When Chinese people ask you about your Chinese skills, they use an incremental approach. First they chat with you to assess your oral Chinese. If you pass the test, they ask you whether you can read, and if yes, how much you read. If you say you read more than a decent number of characters, they ask you whether you write. It’s the ultimate frontier. Because if you did not learn to write and to read at the same time, there is a chance you can only write a fraction of the characters you read.
Writing Chinese requires knowing the language, knowing the characters, knowing the strokes (from where to where, they each have a name: left falling, horizontal, horizontal folded with a hook, etc.) and knowing the stroke order (Some strokes come before others). While such a rule on the stroke order when the stroke order should not be visible on the finished product? Well, the stroke order matters, because if Chinese people scribble fast, they link the strokes together through that secret order, and then, the invisible rule becomes visible. Worse, it’s actually the key to understand what is written or to write characters on your touch screen smart phone.
So the writing lessons are painful. Not only you need to know what you want to write, but you also need to write it right, and you need to write it in a way that is considered beautiful par by professor. In other word, this rapidly turns into an art class. And if you are lucky enough to have a professor who was studying calligraphy, then you will be taught how to improve the characters you write with just the amount of imperfection that makes them more perfect. As if it was not complex enough already.
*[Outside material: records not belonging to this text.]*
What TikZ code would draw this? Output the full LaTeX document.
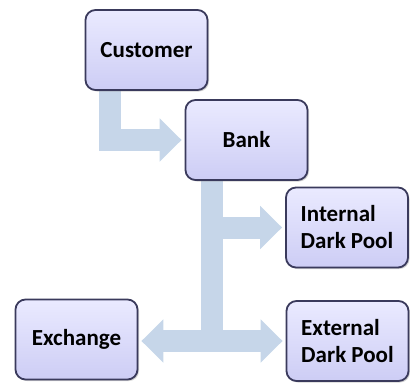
\documentclass[tikz,border=0pt]{standalone}
\usepackage{fontspec}
\setmainfont{Carlito}
\usepackage{xcolor}
\definecolor{BoxLine}{HTML}{3A3A5C}
\definecolor{BoxTop}{HTML}{EAEAFF}
\definecolor{BoxBot}{HTML}{CDCDF5}
\definecolor{FlowBlue}{HTML}{C6D6E9}
\usepackage{tikz}
\usetikzlibrary{arrows.meta,positioning,shadows,backgrounds}

\begin{document}
\begin{tikzpicture}[
  x=1bp, y=-1bp,
  box/.style={rounded corners=10bp, draw=BoxLine, line width=1.8bp, top color=BoxTop, bottom color=BoxBot,
    drop shadow={opacity=0.35, shadow xshift=1.5bp, shadow yshift=-1.5bp},
    minimum width=122bp, minimum height=80bp, align=left, inner sep=0pt,
    font=\fontsize{23bp}{27bp}\selectfont\bfseries},
  flow/.style={line width=22bp, draw=FlowBlue, line join=miter},
  arrow/.style={flow, -{Triangle[width=42bp, length=22bp]}, shorten >=3bp},
  twoway/.style={flow, {Triangle[width=42bp, length=22bp]}-{Triangle[width=42bp, length=22bp]}, shorten >=3bp, shorten <=3bp},
]
\useasboundingbox (0,0) rectangle (410,385);
\node[box] (customer) at (146.5,50) {Customer};
\node[box] (bank) at (246.5,140) {Bank};
\node[box] (internal) at (347,227.5) {Internal\\Dark Pool};
\node[box] (external) at (347.5,341) {External\\Dark Pool};
\node[box] (exchange) at (76.5,339.5) {Exchange};
% flows go behind the boxes
\begin{scope}[on background layer]
\coordinate (custstem) at ([xshift=25bp]customer.south west);
\coordinate (bankstem) at ([xshift=27bp]bank.south west);
\draw[arrow] (custstem) |- (bank.west);
\draw[arrow] (bankstem) |- (internal.west);
\draw[flow, line cap=rect] (bankstem) -- (bankstem |- external.west);
\draw[twoway] (exchange.east |- external.west) -- (external.west);
\end{scope}
\end{tikzpicture}
\end{document}
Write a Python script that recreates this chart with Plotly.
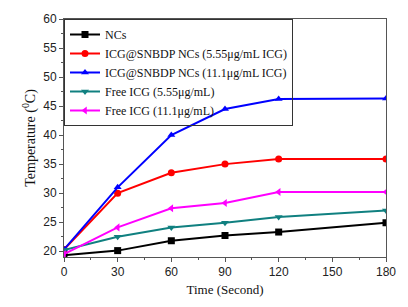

The beginner uses the paper with the small squares: The 田格本, the exercise book with paddy field design. It’s actually great to be caught with these exercise books by colleagues (“Oh! Yes! I used those in first grade!”). Then in addition to all the other criteria mentioned above, one need to balance the character in the center of the square so that it does not occupy the entire space. In the end, once you have tried your best on the page, your professor will pick the best-looking character (or maybe the less ugly), circle it in green, and say: “That is the best one”. But if you are not good, the ultimate sanction comes quickly. The exercise book is taken away from your hand, it lands on the table in front of the professor, and soon a green character comes to life: The right strokes, the right order, the right imperfection and the good balance on the square, without taking too much space. It looks so simple when they do it. Well, I am told, it’s only the first 1,000 hours of writing characters that are difficult. After, it comes easy. Like the beautiful green character in the middle of the ugly ones.